Ethnic/Cultural Info
Sicilian Vanilla oranges are notably grown in Ribera, a city nicknamed the “City of Oranges.” Ribera is a commune in the province of Agrigento along the southwestern coast of Sicily, known for its Mediterranean climate and fertile soil. The region has historically been accessible to grow and transport citrus along roads to other cities, and ample sunlight and distinct soil mixed with the salty air produce sweet, flavorful oranges. Ribera is home to several varieties of oranges generally sold under the Ribera orange name, including Brasiliano Washington Navel and Navelina, but Vanilla oranges are sold separately from the other cultivars to highlight their distinct aroma and taste. The aromatic nature of Vanilla oranges has increased in popularity in modern markets, and a specific seedless type is produced in Ribera, famously known as Vaniglia Apireno. Each citrus season, ripe Ribera oranges are hand-picked from trees and sold fresh in markets throughout Sicily, Italy, and other European countries. In December, an annual festival celebrating oranges in Ribera, locally known as the Ribera DOP Orange Festival, is held to promote the fruits. During the festival, locally grown oranges, including Vanilla oranges, are sampled, and vendors line the city streets with tables of homemade products scented or flavored with oranges. Chefs also host cooking demonstrations, and farmers offer tours of their orchards to inquiring visitors.
Geography/History
Vanilla oranges are thought to be descendants of sweet orange varieties introduced to Italy sometime in the 15th century. Orange cultivation, in general, was brought by the Arabs to Sicily in the 10th century, and there are several other possible theoretical introductions connecting oranges to the Portuguese explorer Vasco De Gama and Genoese sailors.
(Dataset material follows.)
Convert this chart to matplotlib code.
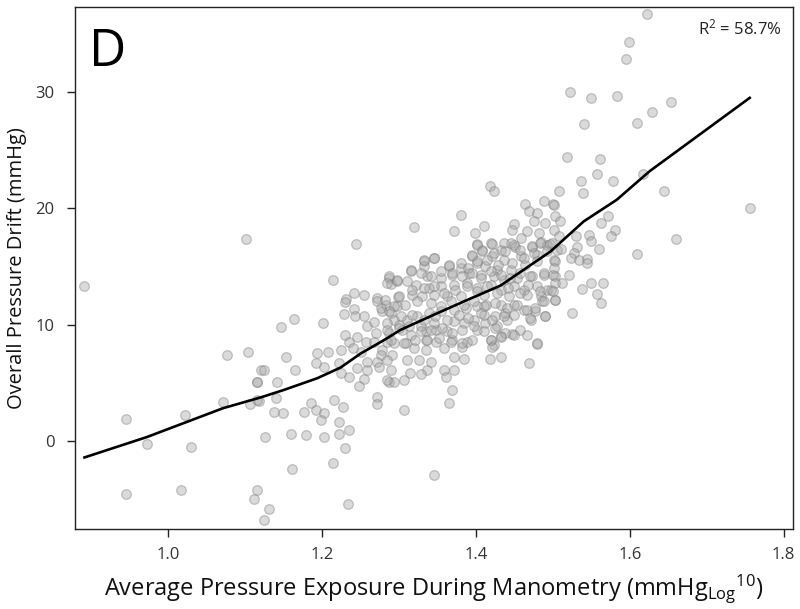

In the early 15th century, some researchers hypothesize that Genoese sailors purchased citrus varieties from China and India in the Black Sea and transported the fruits back to Italy, where some cultivars, including Vanilla oranges, were planted in Sicily. Over time, oranges were selectively bred and allowed to naturally mutate to create new variations, including seedless fruits. Citrus production peaked in the 19th and early 20th centuries in Sicily, and Vanilla oranges eventually became a specialty variety, exported to other parts of Italy and other countries in Europe as a seasonal delicacy. Today, Sicilian Vanilla oranges are still grown in Sicily, especially near the city of Ribera, and are found through local markets, select retailers, and distributors. The Vanilla oranges featured in the photograph above were sourced through a local market in Palermo, Italy.